Même si le confinement a porté un coup d'arrêt brutal à la croissance du marché des classiques pédagogiques, les éditeurs gardent le sourire. Selon GFK, entre avril 2019 et mars 2020, les ventes ont bondi de 16,6% en valeur et de 18,2 % en exemplaires. Une performance que le segment doit indubitablement à la réforme du bac français. « En imposant des œuvres, le changement des programmes a certes fermé la liberté pédagogique, mais a eu le mérite d'encadrer les lectures », estime Cécile Labro, directrice du parascolaire chez Hachette Education. A tel point qu'Isabelle Dubois, directrice éditoriale des classiques et de la non-fiction au Livre de poche (LGF) a vu « beaucoup de classiques hors édition parascolaire progresser nettement, ce qui n'était pas arrivé depuis longtemps ».
Bénéfique pour l'ensemble des éditeurs, la réforme a tout de même rebattu certaines cartes. Même si Flammarion conserve sa place de leader sur le segment grâce à ces trois collections (GF, Librio et Etonnants classiques), la maison s'est fait détrôner de la première marche sur le champ strict des classiques, et notamment ceux prescrits pour le bac, par Hatier. La filiale d'Hachette récupère là le bénéfice du « gros travail de prescription entrepris depuis de longues années », se félicite Rachel Duc, directrice du parascolaire d'Hatier. Toutefois, les positions devraient s'inverser dès cette année, Flammarion étant la seule maison à disposer des droits de Juste avant la fin du monde, de Jean-Luc Lagarce, qui entre au programme à la rentrée.
Envoi précoce des spécimens
Autre éditeur en forme, Belin affiche un éclatant 17 % de croissance grâce à une mise en place massive dans les librairies conjuguée à un envoi précoce des spécimens. « Nos ouvrages figuraient parmi les rares propositions que les enseignants ont eues entre les mains en même temps que les manuels », assure Turiane Guitton, responsable marketing de la filiale d'Humensis. L'édition de quasiment toutes les œuvres prescrites pour le baccalauréat a aussi participé au succès. Pour conserver son avance, et dynamiser les ventes non liées au bac, Belin lance fin août deux nouvelles collections. « Déclic : vous allez aimer lire », s'adresse aux collégiens qui, justement, n'aiment pas lire. La mise en page aérée et attrayante et l'introduction de ressources numériques (son et vidéo) adaptées à l'utilisation en classe comme à la maison doivent solliciter tous les sens des élèves et leur faciliter l'accès au texte.
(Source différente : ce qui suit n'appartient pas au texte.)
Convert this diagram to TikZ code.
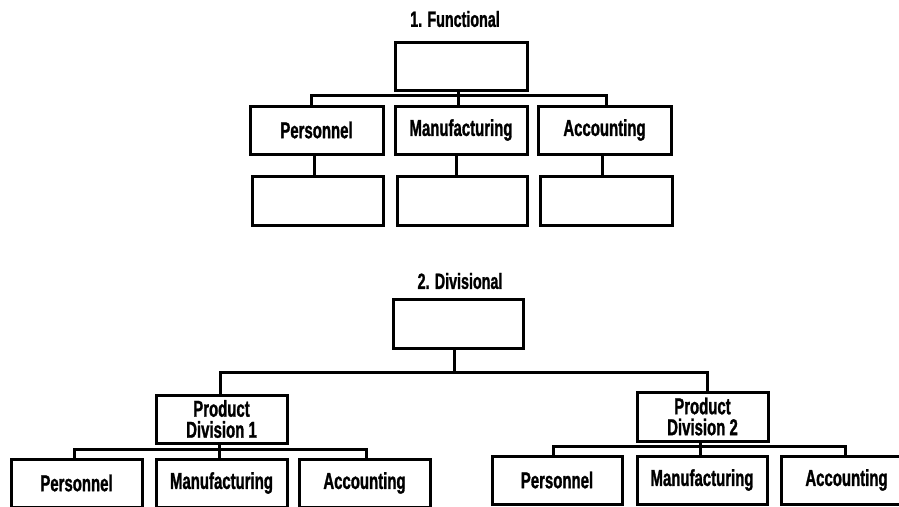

Huit titres sont programmés parmi lesquels La belle et la bête, Les fourberies de Scapin et L'évasion d'Arsène Lupin. A la même date et obéissant au même objectif d'accessibilité, « Not so classic », proposera aux lycéens quatre œuvres en version originale.
Trois autres nouvelles gammes voient le jour cette année sur le segment des classiques avec pour ambition de faciliter la lecture des textes. Dans la lignée de « Boussole », conçue par Belin en 2016 pour introduire les grands classiques au primaire, notamment au cycle 3, Larousse a imaginé « Mes premiers classiques Larousse ». Quatre titres ont été commercialisés en janvier dont Peter pan et Tom Sawyer. S'adressant aux plus grands, Flammarion repense l'édition des grandes œuvres de philosophie grâce à « GF philo' ». Destinée aux étudiants comme au public novice, la gamme se veut « moins trapue dans son approche afin que les textes puissent être lus sans aucun prérequis, explique Pauline Kipfer, directrice éditoriale poche de Flammarion. L'ajout de références, d'auteurs et d'extraits en lien avec les thèmes abordés permet aussi de nourrir la culture philosophique du lecteur. »
Toujours pour les lycéens, Nathan creuse le sillon tracé par les « Profil » d'Hatier avec « Une œuvre, un parcours ». Ne proposant pas le texte intégral mais des clés pour le comprendre, des citations et des sujets de dissertation ainsi qu'un entrainement à l'oral, la collection a été inaugurée par quatre titres en janvier. Elle s'enrichira à la rentrée des trois nouvelles œuvres prescrites pour les filières générales du bac.